[Goal]:
Everything from the first line of the data below through the line that contains "return (H - B - (p - OFF)) / ph" should be written out exactly, please, and nothing more; the pictures stay out.

[Data lines]:

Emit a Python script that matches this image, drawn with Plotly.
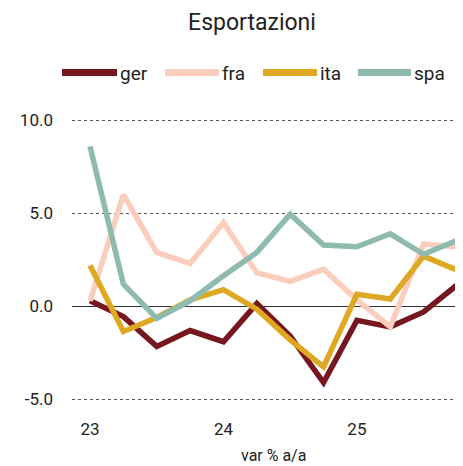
import plotly.graph_objects as go

quarters = list(range(12))
tick_vals = [0, 4, 8]
tick_labels = ["23", "24", "25"]

series_names = ["ger", "fra", "ita", "spa"]
ger = [0.3, -0.55, -2.15, -1.3, -1.9, 0.15, -1.6, -4.1, -0.75, -1.1, -0.3, 1.15]
fra = [0.3, 6.0, 2.9, 2.3, 4.5, 1.8, 1.35, 2.0, 0.35, -1.1, 3.35, 3.2]
ita = [2.2, -1.35, -0.6, 0.35, 0.9, -0.15, -1.8, -3.25, 0.65, 0.4, 2.7, 1.95]
spa = [8.6, 1.2, -0.65, 0.3, 1.65, 2.9, 4.95, 3.3, 3.2, 3.9, 2.8, 3.55]
series_values = [ger, fra, ita, spa]
colors = ["#76161f", "#fbcdbc", "#dfa823", "#8fbbaf"]

OFF = 8  # page body margin
W, H = 463 - OFF, 466 - OFF
L, R, T, B = 72 - OFF, 0, 111 - OFF, 61
pw, ph = W - L - R, H - T - B

def px_x(p):
    return (p - OFF - L) / pw

def px_y(p):
    return (H - B - (p - OFF)) / ph

fig = go.Figure()
for name, vals, col in zip(series_names, series_values, colors):
    fig.add_trace(go.Scatter(x=quarters, y=vals, mode="lines", name=name,
                             line=dict(color=col, width=5.5), showlegend=False))

# custom legend
leg_items = [(62, 117), (165, 219), (263, 317), (358, 411)]
for (x0, x1), name, col in zip(leg_items, series_names, colors):
    fig.add_shape(type="line", xref="paper", yref="paper",
                  x0=px_x(x0), x1=px_x(x1), y0=px_y(72.5), y1=px_y(72.5),
                  line=dict(color=col, width=7))
    fig.add_annotation(text=name, xref="paper", yref="paper",
                       x=px_x(x1 + 1), y=px_y(73), xanchor="left", yanchor="middle",
                       showarrow=False, font=dict(size=19, color="#222"))

fig.add_annotation(text="var % a/a", xref="paper", yref="paper",
                   x=px_x(273), y=px_y(455.5), xanchor="center", yanchor="middle",
                   showarrow=False, font=dict(size=16, color="#222"))

fig.update_layout(
    width=W, height=H,
    margin=dict(l=L, r=R, t=T, b=B),
    plot_bgcolor="white", paper_bgcolor="white",
    font=dict(family="Roboto", color="#222"),
    title=dict(text="Esportazioni", xref="container", x=(252 - OFF) / W, xanchor="center",
               yref="container", y=1 - (22 - OFF) / H, yanchor="middle",
               font=dict(size=23, color="#222")),
    showlegend=False,
)
fig.update_xaxes(range=[-0.54, 11.18], tickvals=tick_vals, ticktext=tick_labels,
                 showgrid=False, zeroline=False, showline=False,
                 tickfont=dict(size=17, color="#222"), ticks="",
                 ticklabelstandoff=12)
fig.update_yaxes(range=[-5.3, 10.5], tickvals=[-5, 0, 5, 10],
                 ticktext=["-5.0", "0.0", "5.0", "10.0"],
                 showgrid=True, gridcolor="#555", griddash="dot", gridwidth=1,
                 zeroline=True, zerolinecolor="#333", zerolinewidth=1,
                 showline=False, ticks="", tickfont=dict(size=17, color="#222"),
                 ticklabelstandoff=18)

fig.write_html("out.html")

[Solution for this exercise]:
Emit a Python script that matches this image, drawn with Plotly.
import plotly.graph_objects as go

quarters = list(range(12))
tick_vals = [0, 4, 8]
tick_labels = ["23", "24", "25"]

series_names = ["ger", "fra", "ita", "spa"]
ger = [0.3, -0.55, -2.15, -1.3, -1.9, 0.15, -1.6, -4.1, -0.75, -1.1, -0.3, 1.15]
fra = [0.3, 6.0, 2.9, 2.3, 4.5, 1.8, 1.35, 2.0, 0.35, -1.1, 3.35, 3.2]
ita = [2.2, -1.35, -0.6, 0.35, 0.9, -0.15, -1.8, -3.25, 0.65, 0.4, 2.7, 1.95]
spa = [8.6, 1.2, -0.65, 0.3, 1.65, 2.9, 4.95, 3.3, 3.2, 3.9, 2.8, 3.55]
series_values = [ger, fra, ita, spa]
colors = ["#76161f", "#fbcdbc", "#dfa823", "#8fbbaf"]

OFF = 8  # page body margin
W, H = 463 - OFF, 466 - OFF
L, R, T, B = 72 - OFF, 0, 111 - OFF, 61
pw, ph = W - L - R, H - T - B

def px_x(p):
    return (p - OFF - L) / pw

def px_y(p):
    return (H - B - (p - OFF)) / ph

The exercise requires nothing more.